COLUMBUS, Ohio — The Wexner Center for the Arts is one of those buildings that seems to betray a desire on the part of its creators to force a consideration of the space along with everything on display within it. Largely rejecting the conventional layout of closed-off cubes, the building hosts a string of galleries that feature high-vaulted ceilings, acute angles, and odd segues facilitated by little interior staircases. Running the length of these galleries is a sloping sort of gangway that gradually brings the visitor into the largest exhibition spaces and, combined with glassed-in ceiling and window walls, rather gives one the feeling of being on a cruise ship — especially on an appropriately dark and stormy night like the one that witnessed the opening of Gray Matters, the maiden voyage of newly appointed Senior Curator Michael Goodson.
Goodson chose a simple formal conceit for Gray Matters: It is a group show featuring 37 artists working almost exclusively in shades of gray. Considering that the show was both a rigorous exercise in finding balance among so many monochrome visions, as well as an introduction-by-fire to the unusual gallery spaces newly under his purview, Goodson turned out a dazzling exhibition.
The aesthetics of this show are nearly flawless, with works in wildly disparate media and from very different creators creating extremely satisfying conversations. A long table features ceramicist Arlene Shechet’s stunning 2003 work “Building,” a meditation on the events of September 11th that led the artist to cast a series of vessels in an ash-coated mold, with the inevitable variation in their tone creating a grayscale. The eye follows this work to where it dead-ends into a diptych by Suzanne McClelland, “Rank (Billionaires)” (2017), which seems to float in midair on its invisible mounts. So painterly is Shechet’s touch, and so textural McClelland’s painting, that the transition between the two feels utterly seamless.

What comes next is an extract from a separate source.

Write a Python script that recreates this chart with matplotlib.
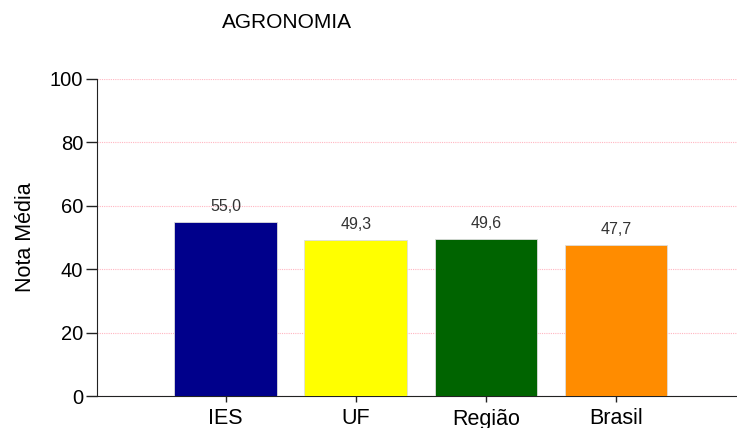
import matplotlib
matplotlib.use("Agg")
import matplotlib.pyplot as plt

categories = ["IES", "UF", "Região", "Brasil"]
values = [55.0, 49.3, 49.6, 47.7]
colors = ["#00008B", "#FFFF00", "#006400", "#FF8C00"]
yticks = [0, 20, 40, 60, 80, 100]
title = "AGRONOMIA"
ylabel = "Nota Média"

plt.rcParams['font.family'] = ['Liberation Sans', 'DejaVu Sans']

fig = plt.figure(figsize=(7.37, 4.28), dpi=100)
ax = fig.add_axes([97/737, 1-396/428, 1-97/737, (396-79)/428])

x = list(range(len(categories)))
bars = ax.bar(x, values, width=0.79, color=colors, edgecolor="#dddddd", linewidth=0.6, zorder=3)
for xi, v in zip(x, values):
    ax.text(xi, v + 2.3, f"{v:.1f}".replace(".", ","), ha="center", va="bottom",
            fontsize=11.5, color="#333333")

ax.set_xlim(-0.99, 3.93)
ax.set_ylim(0, 100)
ax.set_yticks(yticks)
ax.set_yticklabels([str(t) for t in yticks], fontsize=14.5)
ax.set_xticks(x)
ax.set_xticklabels(categories, fontsize=15.5)
ax.tick_params(axis='y', length=8, width=1, direction='out', pad=2, color='#222222')
ax.tick_params(axis='x', length=4, width=1, direction='out', pad=5, color='#222222')

ax.grid(axis='y', color='#FFB6C1', linestyle=(0, (1, 1)), linewidth=0.8, zorder=0)
ax.set_axisbelow(True)
for s in ['top', 'right']:
    ax.spines[s].set_visible(False)
ax.spines['left'].set_color('#222222')
ax.spines['bottom'].set_color('#222222')

ax.set_ylabel(ylabel, fontsize=15.5, labelpad=10)
fig.text(287/737, 1-22/428, title, ha='center', va='center', fontsize=15)

fig.savefig("out.png", dpi=100)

A trio of artists fill another gallery with indecipherable language. Commissioned specially for this exhibition, Xaviera Simmons’s site-specific “Rupture” (2017) dominates an entire wall with the text of a political treatise attempting to raise the question of reparations due to African Americans, with the word “rupture” inserted into the text. The floor-to-ceiling wall of words is nigh unreadable, as is the content of the adjacent works by Bethany Collins that bookend Simmons’s installation. On one side, “A Pattern or Practice” (2015) invisibly renders the language of the US Department of Justice report on the police shooting of Michael Brown, using a blind embossing technique; on the other, “Southern Review, 1985 (Special Edition)” (2014–15) uses dense fields of black charcoal to redact sections from a special issue of the eponymous literary journal, which consciously featured African American writers. Directly facing Simmons’s piece is Amalia Pica’s “(un)heard” (2016), an entire wall of meticulously mounted “noisemaking objects of protest” that have been literally whitewashed and plastered into silence — thus completing the collection of obstructed and suppressed viewpoints.
Perhaps by now you’ve noticed an additional element of Gray Matters that I’ve intentionally downplayed: Every one of the 37 participating artists is female. It would be a particularly insidious non-compliment to say that it might never occur to the viewer that they were looking at an all-female show; I will say, instead, that it is refreshing to see an all-female lineup in a context that does not feel the need to dramatically emphasize the gender of its participants. Aside from one video work, Mary Reid Kelley’s “This Is Offal” (2015–16), which is tucked away in its own screening room, there are no bodies on display in Gray Matter. This is a show full of incredibly serious ideas, and as a woman prone to having serious ideas of my own, I was extremely moved to experience a show that connected with my internal reality rather than forcing the focus, as always, to the considerations of my bodily form. As Gray Matters handily demonstrates, the life of women is often lived in the mind.
These are merely a few of many strong moments and powerhouse contributors in this show — others include “Totality” (2016) by Katie Paterson, a vertigo-inducing (but nonetheless irresistible) disco ball constructed from the photo negatives of all known footage of eclipses, thrown, in a whirl of reflected lights, onto the walls of a small gallery; “Hair Portrait #20” (2014), an entire wall of Lauryn Hill rendered in grayscale rhinestones by Mickalene Thomas; and the jaw-dropping “Drawing” (2005) by Nancy Rubins, a wall-mounted paper form layered so densely with pencil graphite as to make it almost indistinguishable from a chaotically crushed sheet of lead. Goodson did not pull any punches with his lineup, and neither did the show’s contributors.
One senses that the senior curator also has a sly penchant for double entendre, and perhaps the exhibition’s title refers just as much to the mental life of these artists as to their chosen palette. While Goodson may be inclined to blur black and white in his definitions — and even to break a couple of his own rules, allowing the orange-hot filament center of the 1964 Vija Celmins painting “Heater” to glow its own way — he’s drawn an extremely bold line with his debut at the Wexner. Gray Matters is full of formal delights, aesthetic acrobatics, and a well-balanced monochrome bouquet of incredible artists.